CORNISH: What reservations do you have about National Guard troops in this role especially if they're not steeped in the practices of Border Patrol?

JUDD: The only reservation that we have right now is communication. So if the National Guard is my eyes - if they're sitting in a surveillance spot, how do they communicate directly with the agent that is on the border? And that was an issue that we had under the last two iterations. But at the end, we had that worked out. And so I think that those kinks are already worked out. And I think that we'll be able to put them right into place, and we'll be able to work with them almost immediately.

CORNISH: A lot of people think that the comments you made on Fox on Sunday kicked off this whole conversation. What's your response to that?

JUDD: I don't know that I - which interview are you talking about? Are you talking about the "Fox And Friends" interview?

CORNISH: So this was - yeah, the "Fox and Friends" interview. Some of the comments you made about a concern about catch and release as a policy and about the border were echoed in a later tweet by the president. And people are saying you have his ear.

JUDD: Well, I think that there are several things that have come up - that there's trends that are going on that we've known about. And I think the more we talk about a problem, the more likelihood there is that the problem is going to be fixed.
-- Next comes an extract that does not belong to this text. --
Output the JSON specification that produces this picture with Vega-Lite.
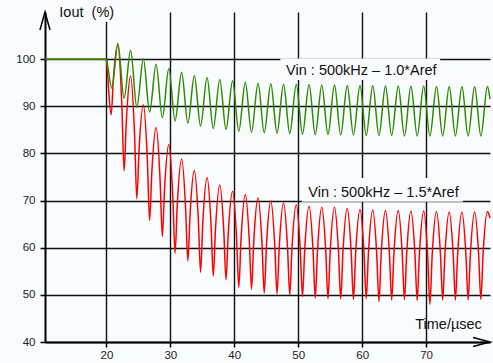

CORNISH: I want to move on to another topic. When it comes to the wall that President Trump has talked about building - a stronger physical barrier - he's had some trouble getting money from Congress to do that. Do you want to see this wall built?

JUDD: I want to see a wall system in strategic locations. It then allows us to dictate where illegal crossings take place, which allows us to be more effective.

CORNISH: So one 30-foot-high concrete thing just kind of crawling its way around the border - not likely for you.

JUDD: Not 2,000 miles worth. But, absolutely, in certain locations I want to see a proper wall. What we have right now is not a proper wall. So the prototypes that you see out in San Diego, they're extremely good prototypes. And I do want to see those prototypes on the border - just not a 2,000-mile continuous wall but walls in strategic locations which allow us to dictate where illegal crossings take place as opposed to allowing the smugglers to dictate where illegal crossings take place.

CORNISH: One last question - we haven't heard the scope of how many National Guard may be deployed in these various states. Do you have an ideal number? What would you like to hear?

JUDD: Right now, we have what we call a projected number. It's called the table of organization within each sector along the border. We have four sectors in Texas. We've got two sectors in Arizona. What I would like to see is - I would like to see the National Guard augment that table of organization to where we're up to our full strength that will then allow them to take over all those administrative positions that we otherwise have border agents doing right now.

CORNISH: So is that 20 - 200?

JUDD: That's about 6,000.

CORNISH: So about 6,000 is the figure you'd like to see.

JUDD: Six to 7,000, yes. That would be full-staffing levels.

CORNISH: Well, Brandon Judd, thank you so much for talking with us.

JUDD: I appreciate the time. Thank you.

CORNISH: Brandon Judd is president of the National Border Patrol Council.